Jairam Ramesh to visit China in May
Environment Minister Jairam Ramesh will visit China next month during which the two countries are expected to broaden their cooperation on climate change negotiations and discuss issues related to environment, forest management and renewable energy.world Updated: Apr 22, 2010 19:07 IST
Environment Minister Jairam Ramesh will visit China next month during which the two countries are expected to broaden their cooperation on climate change negotiations and discuss issues related to environment, forest management and renewable energy.
Ramesh will arrive in Beijing in May on a three-day visit. He will hold consultations with Chinese leaders on extending cooperation on climate change negotiations and various other issues, official in Beijing said.

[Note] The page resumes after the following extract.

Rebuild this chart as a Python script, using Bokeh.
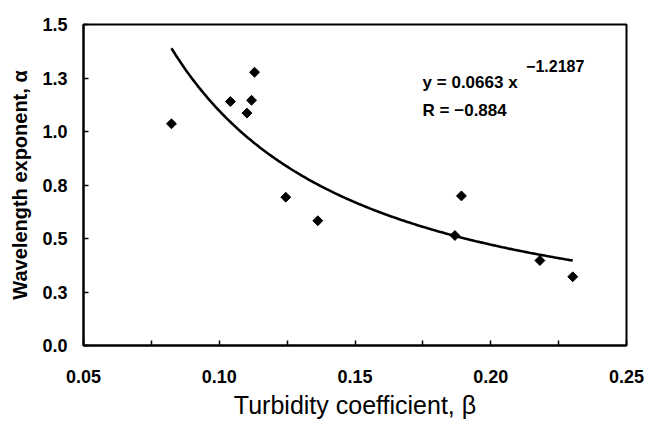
import numpy as np
from bokeh.plotting import figure
from bokeh.models import Range1d, FixedTicker, Label
from bokeh.embed import file_html
from bokeh.resources import INLINE

# Data
beta = [0.0824, 0.1041, 0.1102, 0.1119, 0.1130, 0.1245, 0.1363, 0.1868, 0.1892, 0.2181, 0.2302]
alpha = [1.036, 1.140, 1.086, 1.146, 1.277, 0.693, 0.583, 0.514, 0.699, 0.397, 0.321]

# Power-law fit printed on the chart
fit_a = 0.0663
fit_b = -1.2187
fit_r = -0.884

x_ticks = [0.05, 0.10, 0.15, 0.20, 0.25]
x_tick_labels = ["0.05", "0.10", "0.15", "0.20", "0.25"]
x_minor_ticks = [0.075, 0.125, 0.175, 0.225]
y_ticks = [0.0, 0.25, 0.5, 0.75, 1.0, 1.25, 1.5]
y_tick_labels = ["0.0", "0.3", "0.5", "0.8", "1.0", "1.3", "1.5"]

x_title = "Turbidity coefficient, β"
y_title = "Wavelength exponent, α"

FONT = "Liberation Sans"

p = figure(width=646, height=426, output_backend="svg", toolbar_location=None,
           x_range=Range1d(0.05, 0.25), y_range=Range1d(0.0, 1.5),
           min_border_left=83, min_border_right=20, min_border_top=24, min_border_bottom=81)
p.background_fill_color = "white"
p.border_fill_color = "white"
p.outline_line_color = "black"
p.outline_line_width = 2
p.xgrid.visible = False
p.ygrid.visible = False

# axes
p.xaxis.ticker = FixedTicker(ticks=x_ticks, minor_ticks=x_minor_ticks)
p.xaxis.major_label_overrides = {t: l for t, l in zip(x_ticks, x_tick_labels)}
p.yaxis.ticker = FixedTicker(ticks=y_ticks, minor_ticks=[])
p.yaxis.major_label_overrides = {t: l for t, l in zip(y_ticks, y_tick_labels)}
for ax in (p.xaxis, p.yaxis):
    ax.axis_line_color = "black"
    ax.axis_line_width = 2
    ax.major_tick_line_color = "black"
    ax.major_tick_line_width = 1.5
    ax.major_tick_in = 5
    ax.major_tick_out = 0
    ax.minor_tick_line_color = "black"
    ax.minor_tick_line_width = 1.5
    ax.minor_tick_in = 5
    ax.minor_tick_out = 0
    ax.major_label_text_font = FONT
    ax.major_label_text_font_style = "bold"
    ax.major_label_text_font_size = "18px"
    ax.major_label_text_color = "black"
    ax.axis_label_text_font = FONT
    ax.axis_label_text_color = "black"
p.xaxis.major_label_standoff = 24
p.yaxis.major_label_standoff = 16

p.xaxis.axis_label = x_title
p.xaxis.axis_label_text_font_size = "25px"
p.xaxis.axis_label_text_font_style = "normal"
p.xaxis.axis_label_standoff = 5

p.yaxis.axis_label = y_title
p.yaxis.axis_label_text_font_size = "20px"
p.yaxis.axis_label_text_font_style = "bold"
p.yaxis.axis_label_standoff = 8

# fit curve
xs = np.linspace(min(beta), max(beta), 200)
ys = fit_a * xs ** fit_b
p.line(xs, ys, line_color="black", line_width=2.6)

# data points
p.scatter(beta, alpha, marker="square", angle=np.pi / 4, size=7,
          fill_color="black", line_color="black")

# equation text
eq_style = dict(text_font=FONT, text_font_style="bold", text_font_size="17px",
                text_color="black", text_baseline="alphabetic")
p.add_layout(Label(x=0.1749, y=1.229, text=f"y = {fit_a} x", **eq_style))
p.add_layout(Label(x=0.2130, y=1.305, text=f"\u2212{abs(fit_b)}",
                   **{**eq_style, "text_font_size": "16px"}))
p.add_layout(Label(x=0.1749, y=1.098, text=f"R = \u2212{abs(fit_r)}", **eq_style))

open("out.html", "w").write(file_html(p, INLINE))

During his visit, Ramesh will also address a meeting organised by the National Development Reforms Commission (NDRC) on climate change and environmental issues.
Ramesh headed India's first Ministerial delegation at the Chinese sponsored Boao Forum for Asia last week, which is the Sino-Indian cooperation in climate change negotiations. He broke the ice between the two countries at the Forum and paved the way for building more trust and understanding between the two countries.
India and China have been cooperating closely on climate change negotiations and played a major role in clinching the 'Copenhagen Accord', along with Brazil and South Africa, at the 2009 December Climate Change Summit in Copenhagen.
Meanwhile, a six-member delegation, headed by Additional Director General of Forests P B Gangopadhyay, is currently visiting China to study forest management methods being adopted by Beijing.
China has successfully implemented reforestation programmes in recent years expanding its forest cover by about 20 per cent. Indian officials wanted to study these methods.
The India-China cooperation in forest management is expected to cover prevention and control of desertification, construction of wildlife and wetland natural reserves and the development of fast-growing, high-yield timber forests.